# M7040 Radio



## Bill White (Apr 12, 2009)

I have a 2006 M7040 that has been very reliable. The only problem I have is the radio. It stopped working this winter while I was not using the tractor. The power does come on but no sound comes out of the speakers. I placed a cassette tape in the unit and samething, no sound. I know I need to check the speaker connection in the back of the radio but HOW DO YOU GET THE RADIO OUT!!!! I removed the border plate and can see a metal flip switch on the upper right side of the radio but have had no luck getting the radio out. Any suggestions?


----------



## SidecarFlip (Mar 25, 2021)

Bill White said:


> I have a 2006 M7040 that has been very reliable. The only problem I have is the radio. It stopped working this winter while I was not using the tractor. The power does come on but no sound comes out of the speakers. I placed a cassette tape in the unit and samething, no sound. I know I need to check the speaker connection in the back of the radio but HOW DO YOU GET THE RADIO OUT!!!! I removed the border plate and can see a metal flip switch on the upper right side of the radio but have had no luck getting the radio out. Any suggestions?

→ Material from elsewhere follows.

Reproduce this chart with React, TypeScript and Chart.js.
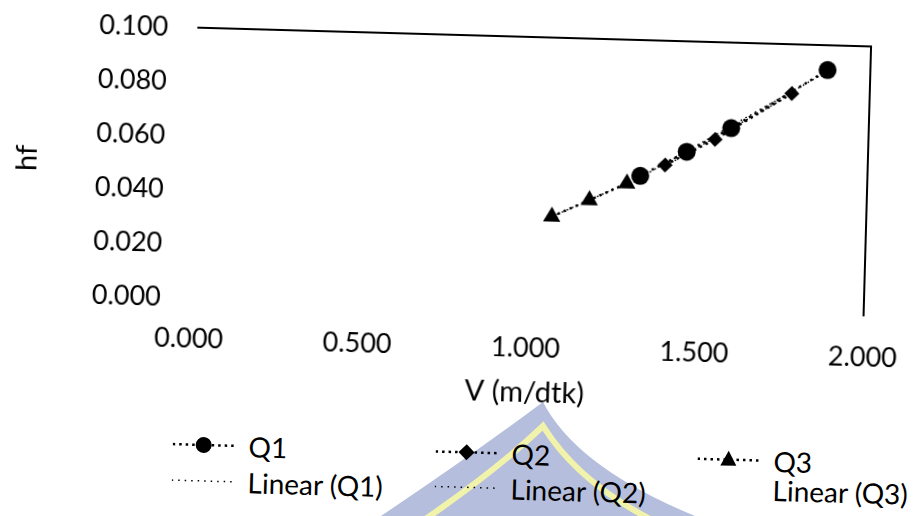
import React, { useEffect, useRef } from "react";
import { Chart, registerables } from "chart.js";

Chart.register(...registerables);

// ---- data ----
const q1V = [1.326, 1.462, 1.592, 1.873];
const q1Hf = [0.0497, 0.0591, 0.0683, 0.0908];
const q2V = [1.399, 1.545, 1.769];
const q2Hf = [0.054, 0.064, 0.0818];
const q3V = [1.067, 1.177, 1.287];
const q3Hf = [0.0337, 0.0402, 0.0468];

const seriesNames = ["Q1", "Q2", "Q3"];
const trendNames = ["Linear (Q1)", "Linear (Q2)", "Linear (Q3)"];
const xAxisTitle = "V (m/dtk)";
const yAxisTitle = "hf";
const xMin = 0;
const xMax = 2;
const xStep = 0.5;
const yMin = 0;
const yMax = 0.1;
const yStep = 0.02;

const FONT = "Lato, 'Open Sans', sans-serif";

function toPoints(xs: number[], ys: number[]) {
  return xs.map((x, i) => ({ x, y: ys[i] }));
}

// least-squares linear trendline over the range of the series (like Excel's "Linear" trendline)
function linearTrend(xs: number[], ys: number[]) {
  const n = xs.length;
  const mx = xs.reduce((a, b) => a + b, 0) / n;
  const my = ys.reduce((a, b) => a + b, 0) / n;
  let sxy = 0;
  let sxx = 0;
  for (let i = 0; i < n; i++) {
    sxy += (xs[i] - mx) * (ys[i] - my);
    sxx += (xs[i] - mx) * (xs[i] - mx);
  }
  const b = sxy / sxx;
  const a = my - b * mx;
  const lo = Math.min(...xs);
  const hi = Math.max(...xs);
  return [
    { x: lo, y: a + b * lo },
    { x: hi, y: a + b * hi },
  ];
}

const plotBorder = {
  id: "plotBorder",
  afterDatasetsDraw(chart: any) {
    const { ctx, chartArea } = chart;
    const { left, right, top, bottom } = chartArea;
    ctx.save();
    ctx.strokeStyle = "#000";
    ctx.lineWidth = 2;
    ctx.beginPath();
    ctx.moveTo(left, top);
    ctx.lineTo(right, top);
    ctx.lineTo(right, bottom);
    ctx.stroke();
    ctx.restore();
  },
};

function zeroScalePadding(s: any) {
  s.paddingTop = 0;
  s.paddingBottom = 0;
  s.paddingLeft = 0;
  s.paddingRight = 0;
}

const markerStyles = ["circle", "rectRot", "triangle"];
const markerRadius = [9, 7.5, 10];

function LegendSample({ marker, dense }: { marker: string | null; dense: boolean }) {
  return (
    <svg width={62} height={24} style={{ display: "block", flex: "none" }}>
      <line
        x1={0}
        y1={12}
        x2={62}
        y2={12}
        stroke="#000"
        strokeWidth={dense ? 2.5 : 1.5}
        strokeDasharray={dense ? "2.5 4" : "1.5 5"}
      />
      {marker === "circle" && <circle cx={31} cy={12} r={8} fill="#000" />}
      {marker === "rectRot" && <polygon points="31,4 39,12 31,20 23,12" fill="#000" />}
      {marker === "triangle" && <polygon points="31,3 39,18 23,18" fill="#000" />}
    </svg>
  );
}

export default function App() {
  const canvasRef = useRef<HTMLCanvasElement | null>(null);

  useEffect(() => {
    const canvas = canvasRef.current;
    if (!canvas) return;
    const seriesX = [q1V, q2V, q3V];
    const seriesY = [q1Hf, q2Hf, q3Hf];
    const datasets: any[] = [];
    for (let i = 0; i < 3; i++) {
      datasets.push({
        label: seriesNames[i],
        data: toPoints(seriesX[i], seriesY[i]),
        showLine: true,
        borderColor: "#000",
        borderWidth: 2.5,
        borderDash: [2.5, 4],
        pointStyle: markerStyles[i],
        pointRadius: markerRadius[i],
        pointBackgroundColor: "#000",
        pointBorderColor: "#000",
        pointBorderWidth: 0,
      });
    }
    for (let i = 0; i < 3; i++) {
      datasets.push({
        label: trendNames[i],
        data: linearTrend(seriesX[i], seriesY[i]),
        showLine: true,
        borderColor: "#000",
        borderWidth: 1.5,
        borderDash: [1.5, 4],
        pointRadius: 0,
        pointHoverRadius: 0,
      });
    }

    const chart = new Chart(canvas, {
      type: "scatter",
      data: { datasets },
      plugins: [plotBorder],
      options: {
        responsive: false,
        animation: false,
        layout: { padding: { left: 0, right: 50, top: 35, bottom: 0 } },
        plugins: {
          legend: { display: false },
          tooltip: { enabled: false },
        },
        scales: {
          x: {
            type: "linear",
            min: xMin,
            max: xMax,
            grid: { display: false, drawTicks: false },
            border: { display: false },
            ticks: {
              stepSize: xStep,
              padding: 25,
              color: "#000",
              font: { family: FONT, size: 27 },
              callback: (v: any) => Number(v).toFixed(3),
            },
            title: {
              display: true,
              text: xAxisTitle,
              color: "#000",
              font: { family: FONT, size: 29 },
              padding: { top: 0, bottom: 0 },
            },
            afterFit: (s: any) => {
              s.height = 103;
              zeroScalePadding(s);
            },
          },
          y: {
            type: "linear",
            min: yMin,
            max: yMax,
            grid: { display: false, drawTicks: false },
            border: { display: false },
            ticks: {
              stepSize: yStep,
              padding: 29,
              color: "#000",
              font: { family: FONT, size: 27 },
              callback: (v: any) => Number(v).toFixed(3),
            },
            title: {
              display: true,
              text: yAxisTitle,
              color: "#000",
              font: { family: FONT, size: 29 },
              padding: { top: 7, bottom: 0 },
            },
            afterFit: (s: any) => {
              s.width = 191;
              zeroScalePadding(s);
            },
          },
        },
      },
    } as any);
    return () => chart.destroy();
  }, []);

  const colX = [178, 441, 703];
  const row1Y = [452, 452, 452];
  const row2Y = [488, 487, 481];
  const legendItems: { left: number; top: number; text: string; marker: string | null; dense: boolean; sample: boolean }[] = [];
  for (let i = 0; i < 3; i++) {
    legendItems.push({ left: colX[i], top: row1Y[i], text: seriesNames[i], marker: markerStyles[i], dense: true, sample: true });
    legendItems.push({ left: colX[i], top: row2Y[i], text: trendNames[i], marker: null, dense: false, sample: i < 2 });
  }

  return (
    <div
      style={{
        position: "fixed",
        left: 0,
        top: 0,
        width: 915,
        height: 516,
        background: "#fff",
        overflow: "hidden",
      }}
    >
      <svg
        width={915}
        height={516}
        style={{ position: "absolute", left: 0, top: 0 }}
      >
        <path d="M 543 402 Q 578 470 705 520 L 375 520 Q 472 455 543 402 Z" fill="#b5bfdd" />
        <path
          d="M 424 520 Q 497 470 543 426 Q 578 482 652 520"
          fill="none"
          stroke="#f2f3aa"
          strokeWidth={6}
        />
      </svg>
      <div
        style={{
          position: "absolute",
          left: 0,
          top: 0,
          width: 915,
          height: 516,
          transform: "rotate(1.6deg)",
          transformOrigin: "457.5px 258px",
        }}
      >
        <canvas
          ref={canvasRef}
          width={915}
          height={408}
          style={{ position: "absolute", left: 0, top: 0, width: 915, height: 408 }}
        />
        {legendItems.map((it, k) => (
          <div
            key={k}
            style={{
              position: "absolute",
              left: it.left,
              top: it.top - 17,
              height: 34,
              display: "flex",
              alignItems: "center",
              fontFamily: FONT,
              fontSize: 28,
              color: "#000",
              whiteSpace: "nowrap",
            }}
          >
            {it.sample ? <LegendSample marker={it.marker} dense={it.dense} /> : <div style={{ width: 62, flex: "none" }} />}
            <span style={{ marginLeft: 14 }}>{it.text}</span>
          </div>
        ))}
      </div>
    </div>
  );
}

You need to remove the roof to access the radio mount. It's a DIN mount but secures on the sides of the radio and it's only accessable by removing the roof. I'd say the Molex plug that feeds the radio has come loose. That applies to all the headliner mounted stuff, everything secures from the backside and you have to remove the roof to gain access. Only way it will come out.


----------